How to prove this formula for intrinsic acceleration on a space curve I would like to prove the following for the motion of an object on a space curve.  
"The intrinsic acceleration of the object is equal to the dot product of the velocity and acceleration vectors, divided by the speed."
This is probably pretty easy, but I'm just not seeing it.  Also, I would like to rewrite the formula using math symbolic notation, but I don't know the math code I would need to use. Can you direct me?  
I will update the question when I figure this out.  Thank you.

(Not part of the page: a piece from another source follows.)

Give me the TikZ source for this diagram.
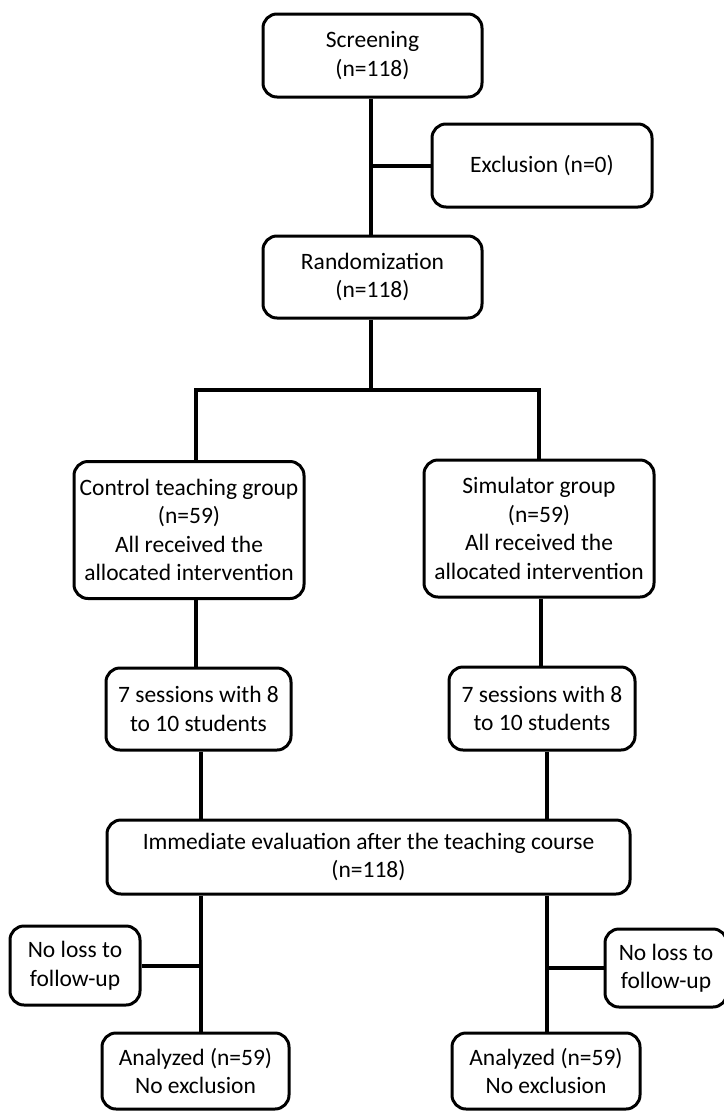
\documentclass[tikz,border=0pt]{standalone}
\usepackage{fontspec}
\setmainfont{Carlito}
\begin{document}
\begin{tikzpicture}[x=1pt,y=-1pt,
  box/.style={draw=black, line width=3pt, rounded corners=14pt, align=center,
    inner sep=0pt, font=\fontsize{23.5}{28.5}\selectfont, text=black},
  conn/.style={draw=black, line width=4pt}]
\useasboundingbox (0,0) rectangle (723,1111);
\fill[white] (0,0) rectangle (723,1111);
% nodes
\node[box, minimum width=219pt, minimum height=83pt] (scr) at (372.5,55.5) {Screening\\(n=118)};
\node[box, minimum width=220pt, minimum height=83pt] (excl) at (542,165.5) {Exclusion (n=0)};
\node[box, minimum width=219pt, minimum height=82pt] (rand) at (372.5,277) {Randomization\\(n=118)};
\node[box, minimum width=230pt, minimum height=137pt] (ctrl) at (189,530) {Control teaching group\\(n=59)\\All received the\\allocated intervention};
\node[box, minimum width=230pt, minimum height=137pt] (sim) at (539,528.5) {Simulator group\\(n=59)\\All received the\\allocated intervention};
\node[box, minimum width=185pt, minimum height=82pt] (ses1) at (198.5,709) {7 sessions with 8\\to 10 students};
\node[box, minimum width=186pt, minimum height=83pt] (ses2) at (542,708.5) {7 sessions with 8\\to 10 students};
\node[box, minimum width=523pt, minimum height=74pt] (eval) at (368.5,857) {Immediate evaluation after the teaching course\\(n=118)};
\node[box, minimum width=130pt, minimum height=79pt] (nl1) at (75,965.5) {No loss to\\follow-up};
\node[box, minimum width=122pt, minimum height=78pt] (nl2) at (666,968) {No loss to\\follow-up};
\node[box, minimum width=187pt, minimum height=76pt] (an1) at (195.5,1071) {Analyzed (n=59)\\No exclusion};
\node[box, minimum width=188pt, minimum height=76pt] (an2) at (546,1071) {Analyzed (n=59)\\No exclusion};
% helper coordinates
\coordinate (tx) at (371,0);
\coordinate (split) at (371,390);
\coordinate (sl) at (196,390);
\coordinate (sr) at (539,390);
\coordinate (lx) at (201,0);
\coordinate (rx) at (547,0);
% connectors
\draw[conn] (tx |- scr.south) -- (tx |- rand.north);
\draw[conn] (tx |- excl.west) -- (excl.west);
\draw[conn] (tx |- rand.south) -- (split);
\draw[conn, line cap=rect] (sl) -- (sr);
\draw[conn] (sl) -- (sl |- ctrl.north);
\draw[conn] (sr) -- (sr |- sim.north);
\draw[conn] (sl |- ctrl.south) -- (sl |- ses1.north);
\draw[conn] (541,0 |- sim.south) -- (541,0 |- ses2.north);
\draw[conn] (lx |- ses1.south) -- (lx |- eval.north);
\draw[conn] (rx |- ses2.south) -- (rx |- eval.north);
\draw[conn] (lx |- eval.south) -- (lx |- an1.north);
\draw[conn] (rx |- eval.south) -- (rx |- an2.north);
\draw[conn] (nl1.east) -- (lx |- nl1.east);
\draw[conn] (nl2.west) -- (rx |- nl2.west);
\end{tikzpicture}
\end{document}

 A: Suppose the curve in question is $\gamma(t)$, i.e., $\gamma$ maps some open interval $I \subset \Bbb R$ into $\Bbb R^n$, $n$ a postive integer.  Note we are addressing the possibility that $n > 3$, since the essential ideas are the same for all positive $n$.  With $\gamma: I \to \Bbb R^n$ at least twice differentiable ($\gamma \in C^m(I, \Bbb R^n)$ with $ m \ge 2$), we have the tangent vector $\dot \gamma(t)$ to $\gamma(t)$, in terms of which the speed $\dot s$, that is, the instantaneous rate of distance along the curve traversed per unit time, is given by
$\dot s(t) = \dfrac{ds(t)}{dt} = (\dot \gamma \cdot \dot \gamma)^{1/2}; \tag 1$
then the acceleration along $\gamma(t)$, in the sense of the rate of change of $\dot s(t)$, is
$\ddot s(t) = \dfrac{d}{dt}(\dot \gamma \cdot \dot \gamma)^{1/2} = \dfrac{1}{2}(\dot \gamma \cdot \dot \gamma)^{-1/2}\dfrac{d}{dt}(\dot \gamma \cdot \dot \gamma) = \dfrac{1}{2}(\dot \gamma \cdot \dot \gamma)^{-1/2}(2(\ddot \gamma \cdot \dot \gamma)) =   (\dot \gamma \cdot \dot \gamma)^{-1/2}(\ddot \gamma \cdot \dot \gamma), \tag 2$
which is exactly the formula described in the text of the question.